Boredom, it seems, is the enemy. “But boredom is where you’re allowed to be creative,” argued Lahner. “When we’re busy, we don’t have time to be creative. We have to be comfortable with being bored.”
And if that’s hard for a parent, imagine being a teacher. As children spend such a large amount of time in school, it figures that the role of play would be an important topic to educators.
“And even when kids are outdoors, we pretty much make outside just like the indoors, with rules and boundaries...The parks are almost like shopping malls, with paths and play areas.”
—Dr. Kevin Guilfoy —
“We know that unstructured, dramatic play is important,” concurred Dr. Kerry Kretchmar, an associate professor of education at Carroll. “One piece we know that has happened outside of our schools is that there has been a dramatic increase—especially among middle and upper classes—of highly structured activities for children,” she said. “There has been a narrative for a while that the more structured opportunities are provided to children, the more chance they will have to succeed.” That trend has been reflected in most classrooms as well.
It goes back to the no child left behind movement. That’s guiding a lot of the decisions being made. “We are in a time in education where there is intense pressure to be able to measure and quantify everything kids are doing and the reality is that play isn’t easily quantifiable,” Kretchmar noted. Even kindergarten and early childhood classes have been swept up in that as well.
“Twenty to 30 years ago, Pre-K and 4-K still had a playtime focus and that’s no longer true in most school districts at this point. Now, that’s not to say there aren’t exceptional teachers who find creative ways to bring play into the curriculum, but they have to work to do that.”
That race to meet academic expectations might have a harsher impact in disadvantaged schools.
There are a host of benefits to play, but that research has been ignored by most districts and especially by disadvantaged districts, where the answer has been to place a greater emphasis on academics (for example, extra reading time instead of increased playtime). “As a result, we see a real inequity in early childhood education as far as exposure to play,” noted Kretchmar.
Research shows that, in the long term, play has positive impacts on literacy and math achievement. Kids that have that time and space to play become better readers, writers and problem solvers. A lack of play also hinders the development of the social/emotional skills that are so important, not only to the day-to-day classroom, but to the child’s ultimate health.
Kids need that time to play, and when they don’t have it, it can impact their ability to engage and build relationships with others.

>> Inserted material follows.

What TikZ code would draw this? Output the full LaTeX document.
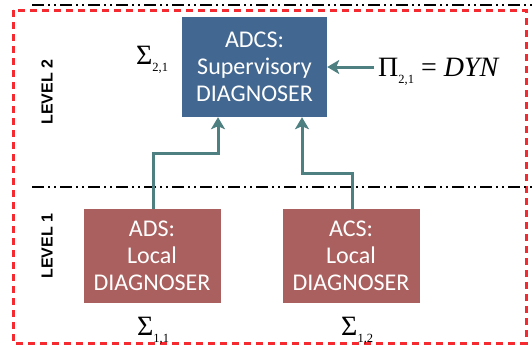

Sarah Norgord is a Carroll senior majoring in elementary education and special education, with a minor in early childhood education. She explored the importance of play in early childhood education for Kretchmar’s class in educational advocacy this past fall. She combined research with onsite observations in area classrooms to investigate the various types of play and how they might be facilitated in educational settings.
“I really didn’t know all the benefits play could offer, and I didn’t realize all the different forms of play,” Norgord said. “Play allows children to learn lifelong skills, but also allows kids to be kids and use their imagination and creativity,” Norgord wrote. “If children are given the chance to work together and collaborate with their peers, think outside of the box and discover things for themselves, they will become independent and critical thinkers.
“Some see play as just messing around, but nothing is further from the truth.”